The study focused on coastal communities of the East Coast, including high-density regions like New York, Baltimore, and Norfolk.
It found that an extensive land area—between 2,000 to 74,000 square kilometers—is susceptible to subsidence or sinking rates ranging from 1 to 2 millimeters a year.
This subsidence affects 1.2 to 14 million people and more than half of all crucial infrastructure in major cities along the eastern seaboard.
The hotspots of sinking land intersected directly with population and infrastructure hubs, according to the study conducted jointly by Virginia Tech and the U.S. Geological Survey.
Areas of critical infrastructure in New York, including JFK and LaGuardia airports and its runways, along with the railway systems, were affected by subsidence or sinking rates exceeding two millimetres a year.
“The effects of these right now and into the future are potential damage to infrastructure and increased flood risks.” said lead author Leonard Ohenhen, working at Virginia Tech’s Earth Observation and Innovation Lab.
Some of the cities along the coastline were sinking at a rate of five millimetres a year — a decline that outpaced global sea level rise.
These hard-hit centres included New York City and Long Island, Baltimore, Virginia Beach and Norfolk were seeing areas of rapid “subsidence,” the study published in the Proceedings of the National Academies of Sciences stated.
Digital terrain maps
“Continuous unmitigated subsidence on the US East Coast should cause concern,” said Ohenhen. “This is particularly in areas with a high population and property density and a historical complacency toward infrastructure maintenance.”

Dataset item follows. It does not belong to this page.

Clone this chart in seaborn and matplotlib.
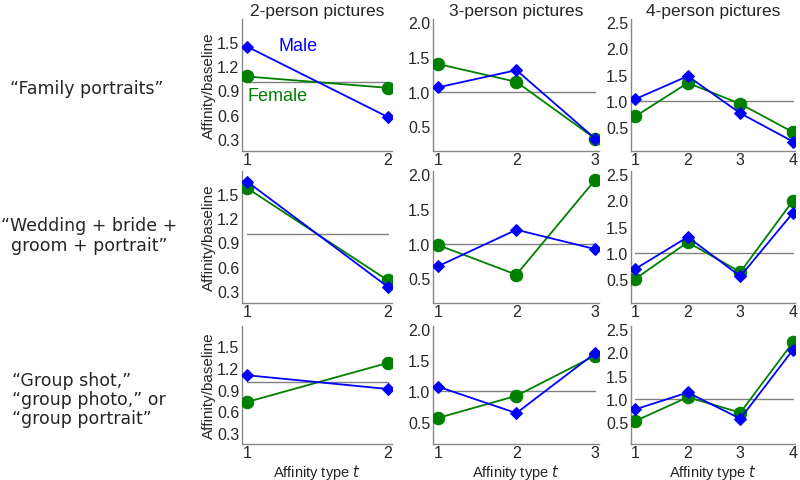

The researchers gathered data points from space-based radar satellites to build digital terrain maps. They measured millions of occurrences of land subsidence spanning multiple years.
Then they created some of the world’s first high-resolution depictions of land subsidence.
The new maps showed that a large area on the East Coast was sinking at least two millimetres a year.
Sea level rise
Several areas along the mid-Atlantic coast were sinking up to 3,700 square kilometres, or more than 1,400 square miles, sinking more than five millimetres per year.
That compares to more than the current four millimetres per year global rate of sea level rise.
The researchers measured subsidence rates of two millimetres a year affecting more than two million people and 800,000 properties on the East Coast.
“This information is needed. No one else is providing it,” said Patrick Barnard, a research geologist with the USGS and co-author of the study.